Former prime minister Dodik has been careful in avoiding direct attacks on Ivanic, focusing his criticism on the SDS instead. He has accused the party both of complicity in war crimes as well as betraying Serbian interests.


Believing that the SDS/PDP coalition will fall apart, he sees an opportunity in replacing the SDS in the coalition with his own SNSD.


Dodik has publicly stated that half of the current SDS leadership should be brought to the International War Crimes Tribunal in The Hague.


At the same time, Dodik, for years a favourite of the international community, has tried to portray himself as a bigger patriot than the SDS. He recently attacked the party for betraying RS by accepting Bosnian state symbols in the parliament.

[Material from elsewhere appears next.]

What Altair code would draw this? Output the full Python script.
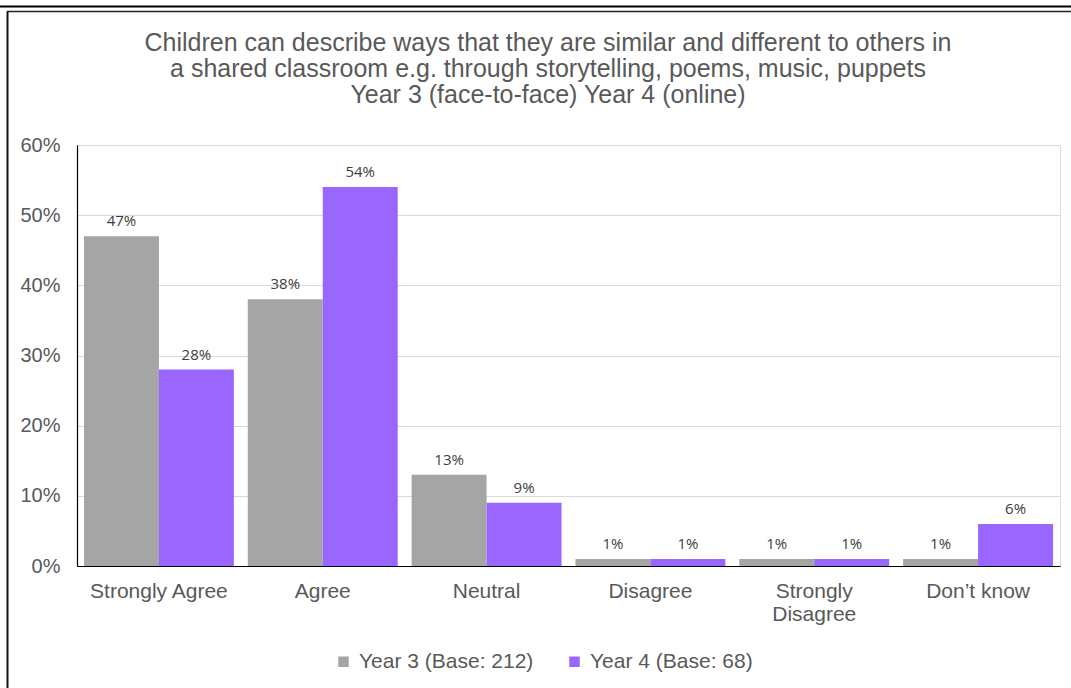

It was the dire state of the RS economy that forced Ivanic to give into international pressure. Ivanic has inherited a precarious economic situation: 40 per cent unemployment, a slump in industrial production and a high budget deficit.


Additionally, government revenue has dropped, cutting the budget by $750,0000 a month. If the situation continues it would take RS more than 16 years to pay off its current budget deficit of $150 million.


Added to this is the $3.4 billion domestic and foreign debt. First installments of Western credit pay-offs are due this year to the tune of $81 million.


Ivanic has, so far, played a shrewd political game. His removal of Popovic and his support for the moderate Alliance for Change has, for the moment, diffused international concerns.